This simple tool wraps cpm and carton in order to test and install dependent modules quickly (and locally) while still writing a cpanfile.snapshot.
It installs the modules declared in the current working directory's cpanfile, it installs modules into ./local/
and writes cpanfile.snapshot to the working directory.
This is useful during development to install necessary dependencies while still allowing the later build processes to repeat the build using the snapshot.
It resolves modules from our darkpan and falls back to the cpan metadb.
This combination allows installing our local modules while still allowing pinning of modules via the cpanfile all the way back into backpanned modules.

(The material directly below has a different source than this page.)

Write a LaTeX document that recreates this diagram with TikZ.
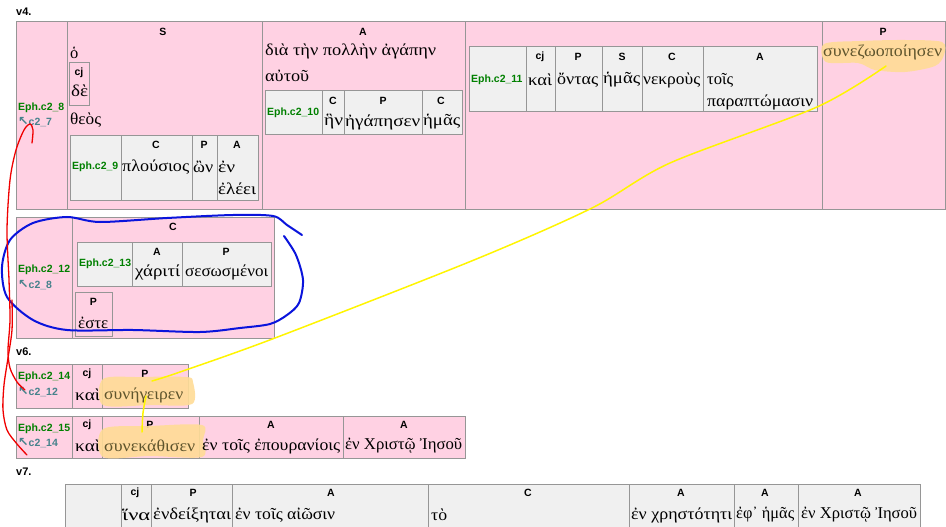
\documentclass[tikz,border=0pt]{standalone}
\usepackage{fontspec}
\usepackage{graphicx}
\setmainfont{Liberation Serif}
\setsansfont{Liberation Sans}
\newfontfamily\gkfont{Liberation Serif}
\newfontfamily\symfont{DejaVu Sans}
\definecolor{pinkc}{RGB}{255,209,227}
\definecolor{greyc}{RGB}{240,240,240}
\definecolor{bordc}{RGB}{150,150,150}
\definecolor{ephc}{RGB}{0,128,0}
\definecolor{refc}{RGB}{70,130,140}
\definecolor{hlc}{RGB}{255,220,150}
\definecolor{hltext}{RGB}{95,85,45}
\definecolor{yelc}{RGB}{255,245,0}
\definecolor{bluec}{RGB}{10,20,220}
\definecolor{redc}{RGB}{240,0,0}
\tikzset{
  pinkcell/.style={fill=pinkc,draw=bordc,line width=1pt},
  greycell/.style={fill=greyc,draw=bordc,line width=1pt},
  lab/.style={font=\sffamily\bfseries\fontsize{10.5}{12}\selectfont,inner sep=0pt,anchor=center},
  gk/.style={font=\gkfont\fontsize{16.5}{18}\selectfont,inner sep=0pt,anchor=west},
  eph/.style={font=\sffamily\bfseries\fontsize{10.5}{12}\selectfont,text=ephc,inner sep=0pt,anchor=west},
  ref/.style={font=\sffamily\bfseries\fontsize{10.5}{12}\selectfont,text=refc,inner sep=0pt,anchor=west},
  vlab/.style={font=\sffamily\bfseries\fontsize{11}{12}\selectfont,inner sep=0pt,anchor=west},
  hl/.style={fill=hlc,opacity=0.9,draw=none},
  redline/.style={draw=redc,line width=1.3pt,line cap=round},
  blueline/.style={draw=bluec,line width=2pt,line cap=round},
  yelline/.style={draw=yelc,line width=1.5pt,line cap=round}
}
\newcommand\ra{{\symfont\bfseries\fontsize{12.5}{12}\selectfont ↖}}
\newcommand\gw[2]{\resizebox{#1pt}{\height}{#2}}
\begin{document}
\begin{tikzpicture}[x=1pt,y=-1pt]
\useasboundingbox[fill=white] (0,0) rectangle (946,527);
% ---------- v4 ----------
\node[vlab] (v4) at (16,12) {v4.};
\draw[pinkcell] (16,22) rectangle (67,209);
\draw[pinkcell] (67,22) rectangle (262,209);
\draw[pinkcell] (262,22) rectangle (465,209);
\draw[pinkcell] (465,22) rectangle (822,209);
\draw[pinkcell] (822,22) rectangle (945,209);
\node[eph] (e8) at (18,108) {Eph.c2\_8};
\node[ref] (r8) at (18,122) {\ra c2\_7};
% S cell
\node[lab] (hS) at (163,32) {S};
\node[gk] (ho) at (70,53) {ὁ};
\draw[pinkcell] (69,63) rectangle (89,106);
\node[lab] (hcj1) at (79,73) {cj};
\node[gk] (de) at (71,91) {\gw{17}{δὲ}};
\node[gk] (theos) at (70,120) {\gw{31}{θεὸς}};
\draw[greycell] (70,135) rectangle (121,200);
\draw[greycell] (121,135) rectangle (192,200);
\draw[greycell] (192,135) rectangle (217,200);
\draw[greycell] (217,135) rectangle (258,200);
\node[eph] (e9) at (72,167) {Eph.c2\_9};
\node[lab] (h9C) at (156,145) {C};
\node[gk] (plous) at (122,167) {\gw{67}{πλούσιος}};
\node[lab] (h9P) at (204,145) {P};
\node[gk] (on) at (193,167) {\gw{20}{ὢν}};
\node[lab] (h9A) at (237,145) {A};
\node[gk] (en9) at (218,167) {\gw{17}{ἐν}};
\node[gk] (eleei) at (218,189) {\gw{38}{ἐλέει}};
% A cell
\node[lab] (hA) at (363,32) {A};
\node[gk] (dia) at (265,51) {\gw{171}{διὰ τὴν πολλὴν ἀγάπην}};
\node[gk] (autou) at (265,76) {\gw{44}{αὐτοῦ}};
\draw[greycell] (265,91) rectangle (322,134);
\draw[greycell] (322,91) rectangle (344,134);
\draw[greycell] (344,91) rectangle (422,134);
\draw[greycell] (422,91) rectangle (462,134);
\node[eph] (e10) at (267,113) {Eph.c2\_10};
\node[lab] (h10C) at (333,101) {C};
\node[gk] (hen) at (324,122) {\gw{19}{ἣν}};
\node[lab] (h10P) at (383,101) {P};
\node[gk] (egap) at (345,122) {\gw{75}{ἠγάπησεν}};
\node[lab] (h10C2) at (441,101) {C};
\node[gk] (hemas1) at (423,122) {\gw{37}{ἡμᾶς}};
% third cell
\draw[greycell] (469,47) rectangle (526,112);
\draw[greycell] (526,47) rectangle (555,112);
\draw[greycell] (555,47) rectangle (602,112);
\draw[greycell] (602,47) rectangle (642,112);
\draw[greycell] (642,47) rectangle (703,112);
\draw[greycell] (703,47) rectangle (817,112);
\node[eph] (e11) at (471,80) {Eph.c2\_11};
\node[lab] (h11cj) at (540,57) {cj};
\node[gk] (kai11) at (528,80) {\gw{24}{καὶ}};
\node[lab] (h11P) at (578,57) {P};
\node[gk] (ontas) at (557,80) {\gw{41}{ὄντας}};
\node[lab] (h11S) at (622,57) {S};
\node[gk] (hemas2) at (603,80) {\gw{37}{ἡμᾶς}};
\node[lab] (h11C) at (672,57) {C};
\node[gk] (nekr) at (643,80) {\gw{57}{νεκροὺς}};
\node[lab] (h11A) at (760,57) {A};
\node[gk] (tois) at (707,80) {\gw{26}{τοῖς}};
\node[gk] (parapt) at (707,102) {\gw{106}{παραπτώμασιν}};
% P cell
\node[lab] (hP) at (883,32) {P};
\fill[hl] plot[smooth cycle] coordinates {(824,44) (860,41) (905,40) (942,42) (944,55) (935,66) (905,72) (875,70) (858,63) (826,62)};
\node[gk,text=hltext] (synez) at (823,52) {\gw{119}{συνεζωοποίησεν}};
% ---------- c2_12 ----------
\draw[pinkcell] (16,217) rectangle (72,338);
\draw[pinkcell] (72,217) rectangle (274,338);
\node[eph] (e12) at (18,270) {Eph.c2\_12};
\node[ref] (r12) at (18,285) {\ra c2\_8};
\node[lab] (h12C) at (173,227) {C};
\draw[greycell] (77,242) rectangle (132,286);
\draw[greycell] (132,242) rectangle (182,286);
\draw[greycell] (182,242) rectangle (271,286);
\node[eph] (e13) at (79,264) {Eph.c2\_13};
\node[lab] (h13A) at (157,252) {A};
\node[gk] (chariti) at (135,272) {\gw{45}{χάριτί}};
\node[lab] (h13P) at (226,252) {P};
\node[gk] (seso) at (185,272) {\gw{83}{σεσωσμένοι}};
\draw[pinkcell] (75,292) rectangle (112,336);
\node[lab] (h12P) at (93.5,302) {P};
\node[gk] (este) at (78,323) {\gw{30}{ἐστε}};
% ---------- v6 ----------
\node[vlab] (v6) at (16,352) {v6.};
\draw[pinkcell] (16,364) rectangle (72,408);
\draw[pinkcell] (72,364) rectangle (102,408);
\draw[pinkcell] (102,364) rectangle (188,408);
\node[eph] (e14) at (18,377) {Eph.c2\_14};
\node[ref] (r14) at (18,392) {\ra c2\_12};
\node[lab] (h14cj) at (87,374) {cj};
\node[gk] (kai14) at (75,395) {\gw{25}{καὶ}};
\node[lab] (h14P) at (145,374) {P};
\fill[hl] plot[smooth cycle] coordinates {(103,379) (140,377) (186,377) (193,382) (192,404) (150,405) (103,405)};
\node[gk,text=hltext] (syneg) at (104,395) {\gw{79}{συνήγειρεν}};
\draw[pinkcell] (16,416) rectangle (72,458);
\draw[pinkcell] (72,416) rectangle (102,458);
\draw[pinkcell] (102,416) rectangle (199,458);
\draw[pinkcell] (199,416) rectangle (343,458);
\draw[pinkcell] (343,416) rectangle (465,458);
\node[eph] (e15) at (18,429) {Eph.c2\_15};
\node[ref] (r15) at (18,443) {\ra c2\_14};
\node[lab] (h15cj) at (87,425) {cj};
\node[gk] (kai15) at (75,446) {\gw{25}{καὶ}};
\node[lab] (h15P) at (150,425) {P};
\fill[hl] plot[smooth cycle] coordinates {(103,429) (150,426) (202,425) (203,440) (202,457) (150,456) (103,457)};
\node[gk,text=hltext] (synek) at (104,446) {\gw{91}{συνεκάθισεν}};
\node[lab] (h15A) at (271,425) {A};
\node[gk] (epour) at (202,446) {\gw{138}{ἐν τοῖς ἐπουρανίοις}};
\node[lab] (h15A2) at (404,425) {A};
\node[gk] (christ15) at (345,446) {\gw{117}{ἐν Χριστῷ Ἰησοῦ}};
% ---------- v7 ----------
\node[vlab] (v7) at (16,472) {v7.};
\begin{scope}
\clip (0,0) rectangle (946,527);
\draw[greycell] (65,484) rectangle (121,535);
\draw[greycell] (121,484) rectangle (151,535);
\draw[greycell] (151,484) rectangle (232,535);
\draw[greycell] (232,484) rectangle (428,535);
\draw[greycell] (428,484) rectangle (629,535);
\draw[greycell] (629,484) rectangle (734,535);
\draw[greycell] (734,484) rectangle (798,535);
\draw[greycell] (798,484) rectangle (920,535);
\end{scope}
\node[lab] (h7cj) at (135,493) {cj};
\node[gk] (hina) at (122,515) {\gw{28}{ἵνα}};
\node[lab] (h7P) at (193,493) {P};
\node[gk] (endeix) at (153,515) {\gw{78}{ἐνδείξηται}};
\node[lab] (h7A1) at (331,493) {A};
\node[gk] (aiosin) at (235,515) {\gw{100}{ἐν τοῖς αἰῶσιν}};
\node[lab] (h7C) at (528,493) {C};
\node[gk] (to) at (431,515) {\gw{16}{τὸ}};
\node[lab] (h7A2) at (681,493) {A};
\node[gk] (chresto) at (631,515) {\gw{101}{ἐν χρηστότητι}};
\node[lab] (h7A3) at (765,493) {A};
\node[gk] (ephh) at (736,515) {\gw{58}{ἐφ᾽ ἡμᾶς}};
\node[lab] (h7A4) at (858,493) {A};
\node[gk] (christ7) at (801,515) {\gw{116}{ἐν Χριστῷ Ἰησοῦ}};
% ---------- annotations ----------
\draw[blueline] plot[smooth] coordinates {(302,235) (287,225) (273,216) (233,215) (167,218) (100,222) (67,217) (33,223) (10,240) (2,267) (7,297) (33,320) (67,330) (133,330) (200,332) (240,328) (270,324) (287,315) (299,303) (303,280) (296,255) (284,236)};
\draw[redline] plot[smooth] coordinates {(32,143) (33,130) (30,124) (24,130) (16,150) (10,180) (7,230) (9,280) (10,320) (8,350) (10,368) (17,382) (25,390)};
\draw[redline] plot[smooth] coordinates {(12,300) (12,330) (8,358) (4,385) (3,410) (7,430) (17,444) (27,455)};
\draw[yelline] plot[smooth] coordinates {(886,66) (817,107) (670,163) (592,208) (474,260) (275,338) (180,372) (152,381)};
\draw[yelline] plot[smooth] coordinates {(146,396) (143,413) (142,432)};
\end{tikzpicture}
\end{document}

Usage is simply $ perldeps
.
Any additional arguments are passed to cpm.
For example $ perldeps -w 8
to use more concurrency in building.
Note that the cpanfile.snapshot should be committed to the project (and updated as needed) while the local/
directory should not be (and probably should be gitignored).
For the time being (until I figure out how) dependencies that are satisfied will not be updated.
In order to update modules (both installed and in the snapshot) either update the cpanfile to require a newer version, install the newer version via another install tool into local/
and then rerun this one to get the snapshot, or simply remove the local directory and reinstall everything.
These are tools I built at $work to facilitate our CI/CD workflow. CI builds a project into a cpan-style dist with distify. Then CI pushes it into an opan/darkpan. I also needed a module installer that both could use the darkpan with upstream cpan and metadb (forget what the problems were here with cpm/carton) and generate a cpanfile.snapshot.